== Problem ==
Set the listing down again in full, word for word, with the pictures left out.

Charts and diagrams as code:
· · · · ·
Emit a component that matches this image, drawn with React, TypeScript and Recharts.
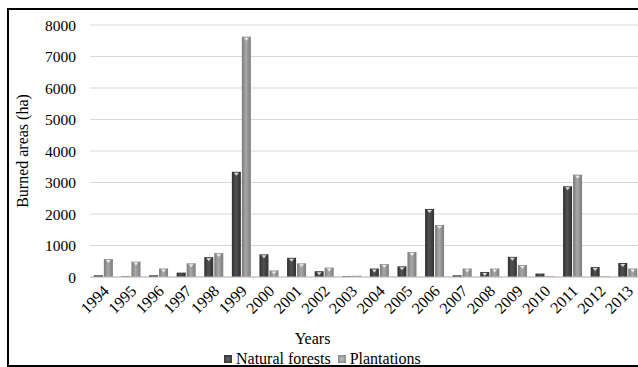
import { BarChart, Bar, XAxis, YAxis, CartesianGrid } from 'recharts'

const years = [
  '1994', '1995', '1996', '1997', '1998', '1999', '2000', '2001', '2002', '2003',
  '2004', '2005', '2006', '2007', '2008', '2009', '2010', '2011', '2012', '2013',
]
const naturalForests = [55, 20, 55, 140, 630, 3340, 720, 610, 185, 25, 270, 340, 2160, 55, 160, 640, 110, 2880, 315, 445]
const plantations = [570, 490, 270, 435, 760, 7630, 210, 435, 300, 40, 410, 790, 1650, 270, 270, 380, 20, 3250, 20, 270]
const yTicks = [0, 1000, 2000, 3000, 4000, 5000, 6000, 7000, 8000]

const data = years.map((year, i) => ({
  year,
  natural: naturalForests[i],
  plantations: plantations[i],
}))

const FONT = '"Liberation Serif", "Times New Roman", serif'

// bar with a small light notch at the top, like the bevelled office-style bars
function BevelBar(props: any) {
  const { x, y, width, height, fill } = props
  if (!height || height <= 0) return null
  const cx = x + width / 2
  return (
    <g>
      <rect x={x} y={y} width={width} height={height} fill={fill} />
      {height > 5 && (
        <polygon
          points={`${cx - 2.5},${y + 1} ${cx + 2.5},${y + 1} ${cx},${y + 4}`}
          fill="#f2f2f2"
          opacity={0.85}
        />
      )}
    </g>
  )
}

function YearTick({ x, y, payload }: any) {
  const tx = x + 6
  const ty = y + 13
  return (
    <text
      x={tx}
      y={ty}
      transform={`rotate(-45 ${tx} ${ty})`}
      textAnchor="end"
      fontSize={16}
      fontFamily={FONT}
      fill="#000"
    >
      {payload.value}
    </text>
  )
}

const swatch = (bg: string) => ({
  display: 'inline-block',
  width: 8,
  height: 8,
  background: bg,
  marginRight: 4,
  position: 'relative' as const,
  top: -1,
})

export default function App() {
  return (
    <div style={{ position: 'absolute', left: 0, top: 0, width: 638, height: 367, overflow: 'hidden', background: '#fff' }}>
      <div
        style={{
          position: 'absolute',
          left: 7,
          top: 8,
          width: 700,
          height: 359,
          border: '2px solid #000',
          boxSizing: 'border-box',
        }}
      />
      <div style={{ position: 'absolute', left: 0, top: 0 }}>
        <BarChart
          width={642}
          height={367}
          data={data}
          margin={{ top: 25, right: 0, bottom: 40, left: 30 }}
          barCategoryGap="14%"
          barGap={1}
        >
          <defs>
            <linearGradient id="gradNatural" x1="0" y1="0" x2="1" y2="0">
              <stop offset="0%" stopColor="#2f2f2f" />
              <stop offset="45%" stopColor="#525252" />
              <stop offset="100%" stopColor="#303030" />
            </linearGradient>
            <linearGradient id="gradPlant" x1="0" y1="0" x2="1" y2="0">
              <stop offset="0%" stopColor="#7a7a7a" />
              <stop offset="45%" stopColor="#a8a8a8" />
              <stop offset="100%" stopColor="#7c7c7c" />
            </linearGradient>
          </defs>
          <CartesianGrid vertical={false} stroke="#d9d9d9" />
          <XAxis
            dataKey="year"
            height={50}
            interval={0}
            tickLine={false}
            axisLine={{ stroke: '#bfbfbf' }}
            tickSize={0}
            tick={<YearTick />}
          />
          <YAxis
            width={60}
            domain={[0, 8000]}
            ticks={yTicks}
            axisLine={false}
            tickLine={false}
            tickSize={0}
            tickMargin={14}
            tick={{ fontSize: 15.5, fontFamily: FONT, fill: '#000' }}
          />
          <Bar dataKey="natural" fill="url(#gradNatural)" shape={<BevelBar />} isAnimationActive={false} />
          <Bar dataKey="plantations" fill="url(#gradPlant)" shape={<BevelBar />} isAnimationActive={false} />
        </BarChart>
      </div>
      <div
        style={{
          position: 'absolute',
          left: 23,
          top: 151,
          transform: 'translate(-50%, -50%) rotate(-90deg)',
          fontFamily: FONT,
          fontSize: 16,
          lineHeight: '16px',
          whiteSpace: 'nowrap',
          color: '#000',
        }}
      >
        Burned areas (ha)
      </div>
      <div
        style={{
          position: 'absolute',
          left: 312.5,
          top: 331,
          transform: 'translateX(-50%)',
          fontFamily: FONT,
          fontSize: 16,
          lineHeight: '16px',
          whiteSpace: 'nowrap',
          color: '#000',
        }}
      >
        Years
      </div>
      <div
        style={{
          position: 'absolute',
          left: 224,
          top: 351,
          fontFamily: FONT,
          fontSize: 16,
          lineHeight: '16px',
          whiteSpace: 'nowrap',
          color: '#000',
        }}
      >
        <span style={swatch('radial-gradient(circle, #6a6a6a 0%, #3a3a3a 70%)')} />
        Natural forests
        <span style={{ ...swatch('radial-gradient(circle, #c4c4c4 0%, #8e8e8e 70%)'), marginLeft: 7 }} />
        Plantations
      </div>
    </div>
  )
}
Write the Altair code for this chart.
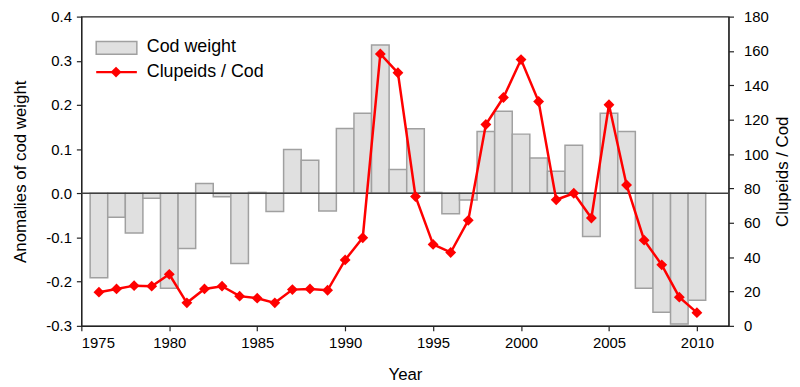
· · · · ·
== Correct answer ==
Emit a component that matches this image, drawn with React, TypeScript and Recharts.
import { BarChart, Bar, XAxis, YAxis, CartesianGrid } from 'recharts'

const years = [
  '1994', '1995', '1996', '1997', '1998', '1999', '2000', '2001', '2002', '2003',
  '2004', '2005', '2006', '2007', '2008', '2009', '2010', '2011', '2012', '2013',
]
const naturalForests = [55, 20, 55, 140, 630, 3340, 720, 610, 185, 25, 270, 340, 2160, 55, 160, 640, 110, 2880, 315, 445]
const plantations = [570, 490, 270, 435, 760, 7630, 210, 435, 300, 40, 410, 790, 1650, 270, 270, 380, 20, 3250, 20, 270]
const yTicks = [0, 1000, 2000, 3000, 4000, 5000, 6000, 7000, 8000]

const data = years.map((year, i) => ({
  year,
  natural: naturalForests[i],
  plantations: plantations[i],
}))

const FONT = '"Liberation Serif", "Times New Roman", serif'

// bar with a small light notch at the top, like the bevelled office-style bars
function BevelBar(props: any) {
  const { x, y, width, height, fill } = props
  if (!height || height <= 0) return null
  const cx = x + width / 2
  return (
    <g>
      <rect x={x} y={y} width={width} height={height} fill={fill} />
      {height > 5 && (
        <polygon
          points={`${cx - 2.5},${y + 1} ${cx + 2.5},${y + 1} ${cx},${y + 4}`}
          fill="#f2f2f2"
          opacity={0.85}
        />
      )}
    </g>
  )
}

function YearTick({ x, y, payload }: any) {
  const tx = x + 6
  const ty = y + 13
  return (
    <text
      x={tx}
      y={ty}
      transform={`rotate(-45 ${tx} ${ty})`}
      textAnchor="end"
      fontSize={16}
      fontFamily={FONT}
      fill="#000"
    >
      {payload.value}
    </text>
  )
}

const swatch = (bg: string) => ({
  display: 'inline-block',
  width: 8,
  height: 8,
  background: bg,
  marginRight: 4,
  position: 'relative' as const,
  top: -1,
})

export default function App() {
  return (
    <div style={{ position: 'absolute', left: 0, top: 0, width: 638, height: 367, overflow: 'hidden', background: '#fff' }}>
      <div
        style={{
          position: 'absolute',
          left: 7,
          top: 8,
          width: 700,
          height: 359,
          border: '2px solid #000',
          boxSizing: 'border-box',
        }}
      />
      <div style={{ position: 'absolute', left: 0, top: 0 }}>
        <BarChart
          width={642}
          height={367}
          data={data}
          margin={{ top: 25, right: 0, bottom: 40, left: 30 }}
          barCategoryGap="14%"
          barGap={1}
        >
          <defs>
            <linearGradient id="gradNatural" x1="0" y1="0" x2="1" y2="0">
              <stop offset="0%" stopColor="#2f2f2f" />
              <stop offset="45%" stopColor="#525252" />
              <stop offset="100%" stopColor="#303030" />
            </linearGradient>
            <linearGradient id="gradPlant" x1="0" y1="0" x2="1" y2="0">
              <stop offset="0%" stopColor="#7a7a7a" />
              <stop offset="45%" stopColor="#a8a8a8" />
              <stop offset="100%" stopColor="#7c7c7c" />
            </linearGradient>
          </defs>
          <CartesianGrid vertical={false} stroke="#d9d9d9" />
          <XAxis
            dataKey="year"
            height={50}
            interval={0}
            tickLine={false}
            axisLine={{ stroke: '#bfbfbf' }}
            tickSize={0}
            tick={<YearTick />}
          />
          <YAxis
            width={60}
            domain={[0, 8000]}
            ticks={yTicks}
            axisLine={false}
            tickLine={false}
            tickSize={0}
            tickMargin={14}
            tick={{ fontSize: 15.5, fontFamily: FONT, fill: '#000' }}
          />
          <Bar dataKey="natural" fill="url(#gradNatural)" shape={<BevelBar />} isAnimationActive={false} />
          <Bar dataKey="plantations" fill="url(#gradPlant)" shape={<BevelBar />} isAnimationActive={false} />
        </BarChart>
      </div>
      <div
        style={{
          position: 'absolute',
          left: 23,
          top: 151,
          transform: 'translate(-50%, -50%) rotate(-90deg)',
          fontFamily: FONT,
          fontSize: 16,
          lineHeight: '16px',
          whiteSpace: 'nowrap',
          color: '#000',
        }}
      >
        Burned areas (ha)
      </div>
      <div
        style={{
          position: 'absolute',
          left: 312.5,
          top: 331,
          transform: 'translateX(-50%)',
          fontFamily: FONT,
          fontSize: 16,
          lineHeight: '16px',
          whiteSpace: 'nowrap',
          color: '#000',
        }}
      >
        Years
      </div>
      <div
        style={{
          position: 'absolute',
          left: 224,
          top: 351,
          fontFamily: FONT,
          fontSize: 16,
          lineHeight: '16px',
          whiteSpace: 'nowrap',
          color: '#000',
        }}
      >
        <span style={swatch('radial-gradient(circle, #6a6a6a 0%, #3a3a3a 70%)')} />
        Natural forests
        <span style={{ ...swatch('radial-gradient(circle, #c4c4c4 0%, #8e8e8e 70%)'), marginLeft: 7 }} />
        Plantations
      </div>
    </div>
  )
}
Write the Altair code for this chart.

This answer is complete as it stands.